WRITTEN PROBLEM:
Retype the opening lines of the data exactly, stopping after the line that contains "ax.set_facecolor(bg)". Skip every picture.

►

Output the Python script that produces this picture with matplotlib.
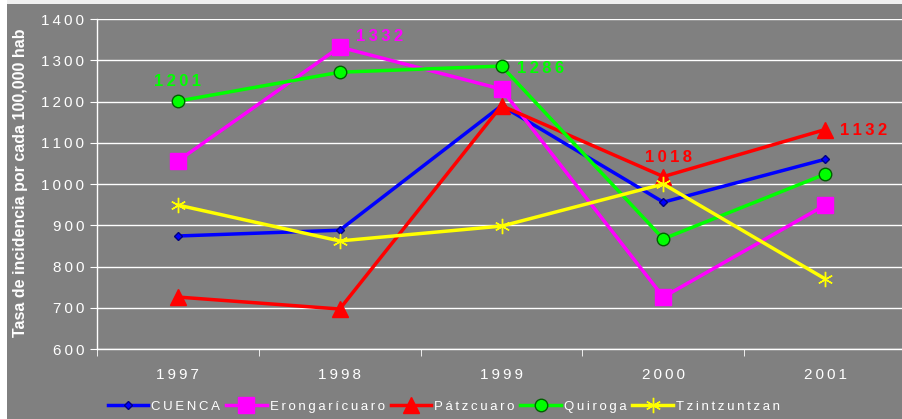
import matplotlib
matplotlib.use('Agg')
import matplotlib.pyplot as plt
from matplotlib.patches import Rectangle

years = ['1997', '1998', '1999', '2000', '2001']
cuenca = [874, 888, 1190, 956, 1060]
erongaricuaro = [1056, 1332, 1230, 726, 949]
patzcuaro = [726, 697, 1190, 1018, 1132]
quiroga = [1201, 1271, 1286, 867, 1024]
tzintzuntzan = [949, 862, 898, 1000, 770]
y_ticks = [600, 700, 800, 900, 1000, 1100, 1200, 1300, 1400]

plt.rcParams['font.family'] = ['Liberation Sans', 'DejaVu Sans']
bg = '#808080'
SP = '\u2009'


def spaced(s):
    # imitate the letter spacing of the original
    return SP.join(s)


fig = plt.figure(figsize=(9.02, 4.19), dpi=100, facecolor=bg)
ax = fig.add_axes([0.1075, 0.167, 0.897, 0.7876])
ax.set_facecolor(bg)

x = list(range(len(years)))
ax.plot(x, cuenca, color='#0000ff', lw=2.5, marker='D', ms=4,
        mfc='#0000ff', mec='#000080', label='CUENCA', zorder=3)
ax.plot(x, erongaricuaro, color='#ff00ff', lw=2.5, marker='s', ms=11,
        mfc='#ff00ff', mec='#ff00ff', label='Erongarícuaro', zorder=3)
ax.plot(x, patzcuaro, color='#ff0000', lw=2.5, marker='^', ms=11,
        mfc='#ff0000', mec='#ff0000', label='Pátzcuaro', zorder=3)
ax.plot(x, quiroga, color='#00ff00', lw=2.5, marker='o', ms=9,
        mfc='#00ff00', mec='#006000', label='Quiroga', zorder=3)
ax.plot(x, tzintzuntzan, color='#ffff00', lw=2.5, marker=(6, 2, 0), ms=11,
        mfc='#ffff00', mec='#ffff00', mew=1, label='Tzintzuntzan', zorder=3)

# value labels
lab = dict(fontsize=12, fontweight='bold')
ax.annotate(spaced(str(quiroga[0])), (0, quiroga[0]), xytext=(0, 9),
            textcoords='offset points', ha='center', va='bottom', color='#00ff00', **lab)
ax.annotate(spaced(str(erongaricuaro[1])), (1, erongaricuaro[1]), xytext=(12, 2),
            textcoords='offset points', ha='left', va='bottom', color='#ff00ff', **lab)
ax.annotate(spaced(str(quiroga[2])), (2, quiroga[2]), xytext=(11, -2),
            textcoords='offset points', ha='left', va='center', color='#00ff00', **lab)
ax.annotate(spaced(str(patzcuaro[3])), (3, patzcuaro[3]), xytext=(4, 8),
            textcoords='offset points', ha='center', va='bottom', color='#ff0000', **lab)
ax.annotate(spaced(str(patzcuaro[4])), (4, patzcuaro[4]), xytext=(11, -1),
            textcoords='offset points', ha='left', va='center', color='#ff0000', **lab)

ax.set_xlim(-0.5, 4.5)
ax.set_ylim(600, 1400)
ax.set_yticks(y_ticks)
ax.set_yticklabels([spaced(str(v)) for v in y_ticks])
ax.set_xticks(x)
ax.set_xticklabels([spaced(y) for y in years])
ax.set_xticks([i + 0.5 for i in range(-1, len(years))], minor=True)
ax.tick_params(axis='x', which='major', length=0, pad=14, colors='white', labelsize=11)
ax.tick_params(axis='x', which='minor', length=5, color='white', direction='out')
ax.tick_params(axis='y', length=5, color='white', colors='white', labelsize=11, pad=4)
ax.grid(axis='y', color='white', lw=1)
ax.set_axisbelow(True)
for s in ['top', 'right']:
    ax.spines[s].set_visible(False)
for s in ['left', 'bottom']:
    ax.spines[s].set_color('white')
    ax.spines[s].set_linewidth(1)

fig.text(0.023, 0.565, 'Tasa de incidencia por cada 100,000 hab', rotation=90,
         ha='center', va='center', color='white', fontsize=11.5, fontweight='bold')

leg = fig.legend(loc='center', bbox_to_anchor=(0.492, 0.029), ncol=5, frameon=False,
                 handlelength=3.1, handletextpad=0.2, columnspacing=0.45,
                 fontsize=9.5, labelcolor='white', borderaxespad=0)
for t in leg.get_texts():
    t.set_text(spaced(t.get_text()))

# light frame strips at top and left
fig.patches.append(Rectangle((0, 0.99), 1, 0.01, transform=fig.transFigure,
                             facecolor='#f0f0f0', edgecolor='none'))
fig.patches.append(Rectangle((0, 0), 0.008, 1, transform=fig.transFigure,
                             facecolor='white', edgecolor='none'))

fig.savefig('out.png', dpi=100, facecolor=bg)
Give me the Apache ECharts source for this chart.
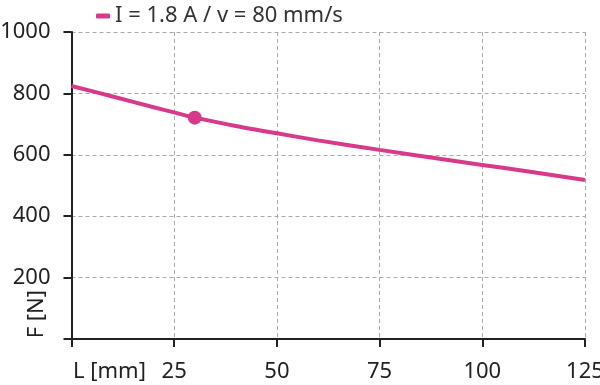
<!DOCTYPE html>
<html>
<head>
<meta charset="utf-8">
<script src="https://cdn.jsdelivr.net/npm/echarts@6/dist/echarts.min.js"></script>
<style>html,body{margin:0;padding:0;background:#fff}#c{width:600px;height:385px}</style>
</head>
<body>
<div id="c"></div>
<script>
var seriesName = 'I = 1.8 A / v = 80 mm/s';
var lengths = [0, 10, 20, 25, 30, 40, 50, 60, 75, 90, 100, 110, 125];
var forces = [824, 790, 755, 738, 721, 694, 670, 647, 616, 586, 567, 548, 518];
var markerPoint = [30, 721];
var xTicks = [0, 25, 50, 75, 100, 125];
var yTicks = [0, 200, 400, 600, 800, 1000];
var xName = 'L [mm]';
var yName = 'F [N]';

var color = '#d9398b';
var font = 'Noto Sans';
var fs = 22;
var chart = echarts.init(document.getElementById('c'));
chart.setOption({
  animation: false,
  textStyle: {fontFamily: font},
  legend: {
    left: 91, top: 0,
    icon: 'roundRect', itemWidth: 14, itemHeight: 5, itemGap: 10,
    textStyle: {fontFamily: font, fontSize: 22, color: '#333'},
    data: [seriesName]
  },
  grid: {left: 71.5, right: 15, top: 32, bottom: 46, containLabel: false, outerBoundsMode: 'none'},
  xAxis: {
    type: 'value', min: 0, max: 125, interval: 25,
    axisLine: {show: true, lineStyle: {color: '#222', width: 2}},
    axisTick: {show: true, length: 8, lineStyle: {color: '#222', width: 2}},
    splitLine: {show: true, lineStyle: {color: '#aaa', type: [4, 3], width: 1}},
    axisLabel: {
      margin: 22, fontSize: fs, color: '#222', fontFamily: font,
      formatter: function (v) { return v === 0 ? '{n|' + xName + '}' : String(v); },
      rich: {n: {fontSize: fs, fontFamily: font, color: '#222', padding: [0, 0, 0, 76]}}
    }
  },
  yAxis: {
    type: 'value', min: 0, max: 1000, interval: 200,
    axisLine: {show: true, lineStyle: {color: '#222', width: 2}},
    axisTick: {show: true, length: 8, lineStyle: {color: '#222', width: 2}},
    splitLine: {show: true, lineStyle: {color: '#aaa', type: [4, 3], width: 1}},
    axisLabel: {
      margin: 21, fontSize: fs, color: '#222', fontFamily: font,
      formatter: function (v) { return v === 0 ? '' : String(v); }
    }
  },
  graphic: [{
    type: 'text', left: 26, top: 290,
    rotation: Math.PI / 2,
    style: {text: yName, fontSize: fs, fontFamily: font, fill: '#222'}
  }],
  series: [{
    name: seriesName, type: 'line', smooth: 0.3,
    showSymbol: false, symbol: 'none',
    lineStyle: {color: color, width: 4},
    itemStyle: {color: color},
    data: lengths.map(function (x, i) { return [x, forces[i]]; })
  }, {
    name: 'marker', type: 'scatter', symbolSize: 14,
    itemStyle: {color: color, opacity: 1},
    data: [markerPoint]
  }]
});
</script>
</body>
</html>
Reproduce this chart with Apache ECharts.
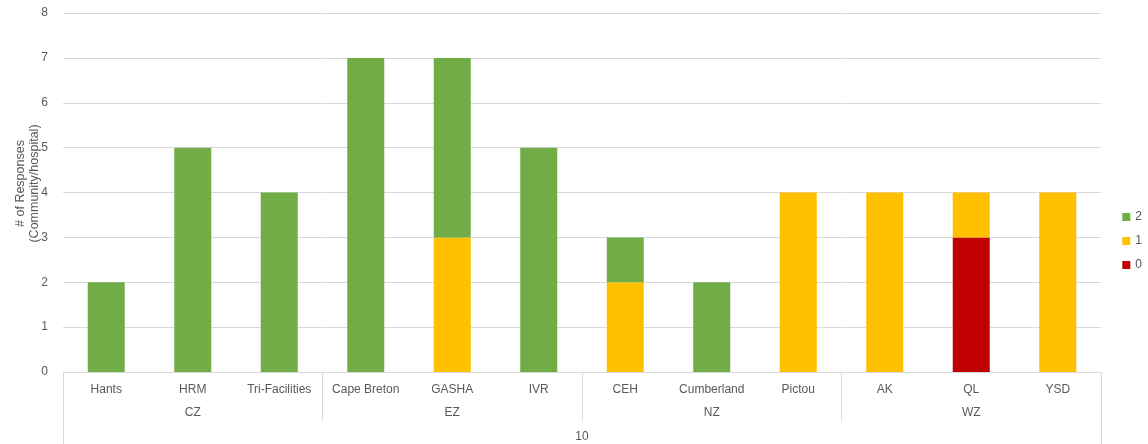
<!DOCTYPE html>
<html>
<head>
<meta charset="utf-8">
<script src="https://cdn.jsdelivr.net/npm/echarts@6/dist/echarts.min.js"></script>
<style>
  html, body { margin: 0; padding: 0; background: #ffffff; }
  #chart { width: 1148px; height: 444px; }
</style>
</head>
<body>
<div id="chart"></div>
<script>
// Sites grouped by zone (three sites per zone), with a top-level group label
const sites = ['Hants', 'HRM', 'Tri-Facilities', 'Cape Breton', 'GASHA', 'IVR',
               'CEH', 'Cumberland', 'Pictou', 'AK', 'QL', 'YSD'];
const zones = ['CZ', 'EZ', 'NZ', 'WZ'];
const groupLabel = ['10'];

// Number of responses per score
const score2 = [2, 5, 4, 7, 4, 5, 1, 2, 0, 0, 0, 0];
const score1 = [0, 0, 0, 0, 3, 0, 2, 0, 4, 4, 1, 4];
const score0 = [0, 0, 0, 0, 0, 0, 0, 0, 0, 0, 3, 0];

const yTicks = { min: 0, max: 8, interval: 1 };

const textColor = '#595959';
const lineColor = '#D9D9D9';
const font = 'Liberation Sans';

const chart = echarts.init(document.getElementById('chart'), null, { renderer: 'canvas' });

const baseAxis = {
  type: 'category',
  position: 'bottom',
  boundaryGap: true,
  splitLine: { show: false }
};

chart.setOption({
  animation: false,
  textStyle: { fontFamily: font },
  grid: { left: 63, right: 47, top: 13, bottom: 72, containLabel: false, outerBoundsMode: 'none' },
  legend: {
    orient: 'vertical',
    right: 1,
    top: 206,
    itemWidth: 8,
    itemHeight: 8,
    itemGap: 12,
    icon: 'rect',
    data: ['2', '1', '0'],
    textStyle: { color: textColor, fontSize: 12, fontFamily: font }
  },
  xAxis: [
    Object.assign({}, baseAxis, {
      data: sites,
      axisLine: { show: true, lineStyle: { color: lineColor, width: 1 } },
      axisTick: { show: false },
      axisLabel: { interval: 0, margin: 12, color: textColor, fontSize: 12, fontFamily: font }
    }),
    Object.assign({}, baseAxis, {
      data: zones,
      axisLine: { show: false },
      axisTick: { show: true, length: 49, interval: 0, lineStyle: { color: lineColor } },
      axisLabel: { interval: 0, margin: 35, color: textColor, fontSize: 12, fontFamily: font }
    }),
    Object.assign({}, baseAxis, {
      data: groupLabel,
      axisLine: { show: false },
      axisTick: { show: true, length: 72, lineStyle: { color: lineColor } },
      axisLabel: { interval: 0, margin: 59, color: textColor, fontSize: 12, fontFamily: font }
    })
  ],
  yAxis: {
    type: 'value',
    min: yTicks.min,
    max: yTicks.max,
    interval: yTicks.interval,
    name: '# of Responses\n(Community/hospital)',
    nameLocation: 'middle',
    nameGap: 21,
    nameMoveOverlap: false,
    nameRotate: 90,
    nameTextStyle: { color: textColor, fontSize: 12.5, fontFamily: font, lineHeight: 14, padding: [0, 0, 0, 18] },
    axisLine: { show: false },
    axisTick: { show: false },
    axisLabel: { color: textColor, fontSize: 12, margin: 15, fontFamily: font },
    splitLine: { lineStyle: { color: lineColor, width: 1 } }
  },
  series: [
    { name: '0', type: 'bar', stack: 'score', data: score0, barWidth: 37,
      itemStyle: { color: '#C00000' } },
    { name: '1', type: 'bar', stack: 'score', data: score1, barWidth: 37,
      itemStyle: { color: '#FFC000' } },
    { name: '2', type: 'bar', stack: 'score', data: score2, barWidth: 37,
      itemStyle: { color: '#70AD47' } }
  ]
});
</script>
</body>
</html>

◄

ANSWER TO THIS EXERCISE:
Output the Python script that produces this picture with matplotlib.
import matplotlib
matplotlib.use('Agg')
import matplotlib.pyplot as plt
from matplotlib.patches import Rectangle

years = ['1997', '1998', '1999', '2000', '2001']
cuenca = [874, 888, 1190, 956, 1060]
erongaricuaro = [1056, 1332, 1230, 726, 949]
patzcuaro = [726, 697, 1190, 1018, 1132]
quiroga = [1201, 1271, 1286, 867, 1024]
tzintzuntzan = [949, 862, 898, 1000, 770]
y_ticks = [600, 700, 800, 900, 1000, 1100, 1200, 1300, 1400]

plt.rcParams['font.family'] = ['Liberation Sans', 'DejaVu Sans']
bg = '#808080'
SP = '\u2009'


def spaced(s):
    # imitate the letter spacing of the original
    return SP.join(s)


fig = plt.figure(figsize=(9.02, 4.19), dpi=100, facecolor=bg)
ax = fig.add_axes([0.1075, 0.167, 0.897, 0.7876])
ax.set_facecolor(bg)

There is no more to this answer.